What you are asked to do: Word for word, transcribe the lines below and drop the pictures.

++++ Provided material ++++

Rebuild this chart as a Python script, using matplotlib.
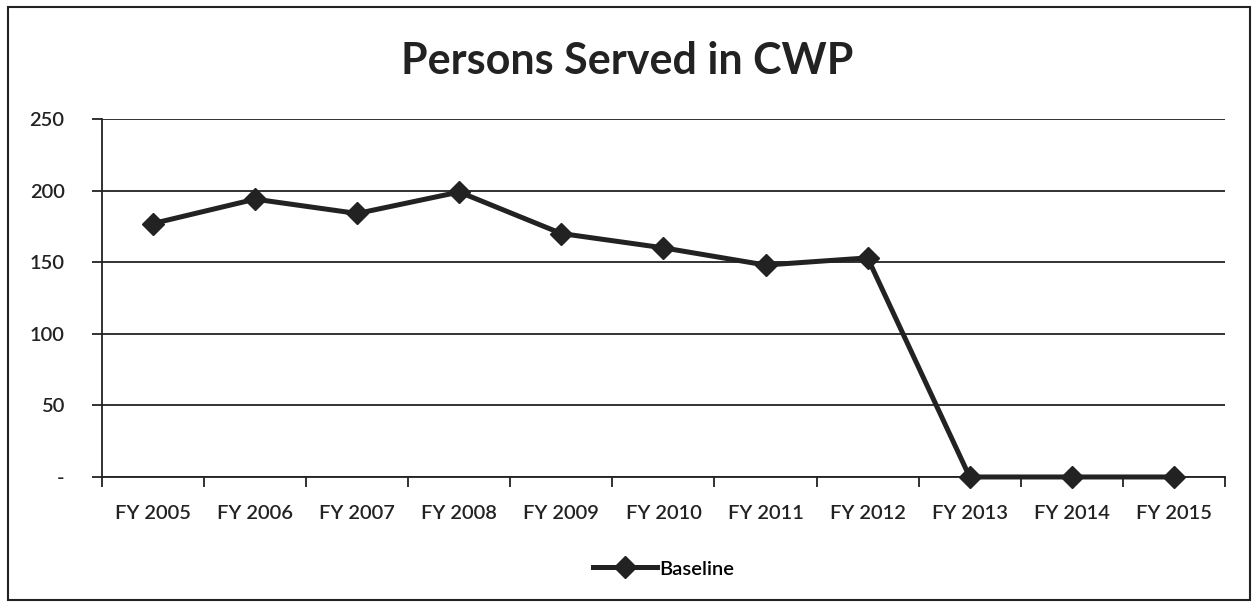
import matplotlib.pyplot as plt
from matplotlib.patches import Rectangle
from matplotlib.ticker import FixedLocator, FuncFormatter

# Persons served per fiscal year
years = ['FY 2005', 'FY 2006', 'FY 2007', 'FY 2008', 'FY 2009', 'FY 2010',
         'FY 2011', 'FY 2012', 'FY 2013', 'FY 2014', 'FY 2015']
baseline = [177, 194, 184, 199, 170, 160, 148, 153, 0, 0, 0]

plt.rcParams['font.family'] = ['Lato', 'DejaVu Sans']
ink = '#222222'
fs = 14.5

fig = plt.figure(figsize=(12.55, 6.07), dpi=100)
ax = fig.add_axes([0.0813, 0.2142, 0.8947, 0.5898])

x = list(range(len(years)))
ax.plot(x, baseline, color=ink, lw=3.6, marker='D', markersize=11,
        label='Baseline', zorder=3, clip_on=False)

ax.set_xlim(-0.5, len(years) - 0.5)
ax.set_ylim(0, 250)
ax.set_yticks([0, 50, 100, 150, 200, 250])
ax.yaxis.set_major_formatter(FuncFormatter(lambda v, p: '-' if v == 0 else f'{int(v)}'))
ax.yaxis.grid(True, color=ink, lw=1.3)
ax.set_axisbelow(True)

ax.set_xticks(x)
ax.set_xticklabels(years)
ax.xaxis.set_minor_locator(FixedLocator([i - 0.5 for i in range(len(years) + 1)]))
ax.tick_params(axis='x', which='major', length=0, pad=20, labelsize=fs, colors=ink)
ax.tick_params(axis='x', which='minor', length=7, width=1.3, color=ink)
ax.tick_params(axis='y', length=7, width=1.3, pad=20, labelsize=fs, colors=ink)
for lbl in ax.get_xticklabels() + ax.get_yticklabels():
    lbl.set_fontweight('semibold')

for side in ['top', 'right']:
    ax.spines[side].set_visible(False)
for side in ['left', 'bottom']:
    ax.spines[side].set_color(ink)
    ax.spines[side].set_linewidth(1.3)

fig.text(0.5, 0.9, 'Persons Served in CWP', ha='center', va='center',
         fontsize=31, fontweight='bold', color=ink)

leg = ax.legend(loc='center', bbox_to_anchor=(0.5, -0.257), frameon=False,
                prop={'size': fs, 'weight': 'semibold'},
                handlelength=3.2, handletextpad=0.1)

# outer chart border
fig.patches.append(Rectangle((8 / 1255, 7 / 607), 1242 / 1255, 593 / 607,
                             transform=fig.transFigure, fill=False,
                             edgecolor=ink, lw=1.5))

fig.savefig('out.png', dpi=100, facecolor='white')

++++

Solution:
Rebuild this chart as a Python script, using matplotlib.
import matplotlib.pyplot as plt
from matplotlib.patches import Rectangle
from matplotlib.ticker import FixedLocator, FuncFormatter

# Persons served per fiscal year
years = ['FY 2005', 'FY 2006', 'FY 2007', 'FY 2008', 'FY 2009', 'FY 2010',
         'FY 2011', 'FY 2012', 'FY 2013', 'FY 2014', 'FY 2015']
baseline = [177, 194, 184, 199, 170, 160, 148, 153, 0, 0, 0]

plt.rcParams['font.family'] = ['Lato', 'DejaVu Sans']
ink = '#222222'
fs = 14.5

fig = plt.figure(figsize=(12.55, 6.07), dpi=100)
ax = fig.add_axes([0.0813, 0.2142, 0.8947, 0.5898])

x = list(range(len(years)))
ax.plot(x, baseline, color=ink, lw=3.6, marker='D', markersize=11,
        label='Baseline', zorder=3, clip_on=False)

ax.set_xlim(-0.5, len(years) - 0.5)
ax.set_ylim(0, 250)
ax.set_yticks([0, 50, 100, 150, 200, 250])
ax.yaxis.set_major_formatter(FuncFormatter(lambda v, p: '-' if v == 0 else f'{int(v)}'))
ax.yaxis.grid(True, color=ink, lw=1.3)
ax.set_axisbelow(True)

ax.set_xticks(x)
ax.set_xticklabels(years)
ax.xaxis.set_minor_locator(FixedLocator([i - 0.5 for i in range(len(years) + 1)]))
ax.tick_params(axis='x', which='major', length=0, pad=20, labelsize=fs, colors=ink)
ax.tick_params(axis='x', which='minor', length=7, width=1.3, color=ink)
ax.tick_params(axis='y', length=7, width=1.3, pad=20, labelsize=fs, colors=ink)
for lbl in ax.get_xticklabels() + ax.get_yticklabels():
    lbl.set_fontweight('semibold')

for side in ['top', 'right']:
    ax.spines[side].set_visible(False)
for side in ['left', 'bottom']:
    ax.spines[side].set_color(ink)
    ax.spines[side].set_linewidth(1.3)

fig.text(0.5, 0.9, 'Persons Served in CWP', ha='center', va='center',
         fontsize=31, fontweight='bold', color=ink)

leg = ax.legend(loc='center', bbox_to_anchor=(0.5, -0.257), frameon=False,
                prop={'size': fs, 'weight': 'semibold'},
                handlelength=3.2, handletextpad=0.1)

# outer chart border
fig.patches.append(Rectangle((8 / 1255, 7 / 607), 1242 / 1255, 593 / 607,
                             transform=fig.transFigure, fill=False,
                             edgecolor=ink, lw=1.5))

fig.savefig('out.png', dpi=100, facecolor='white')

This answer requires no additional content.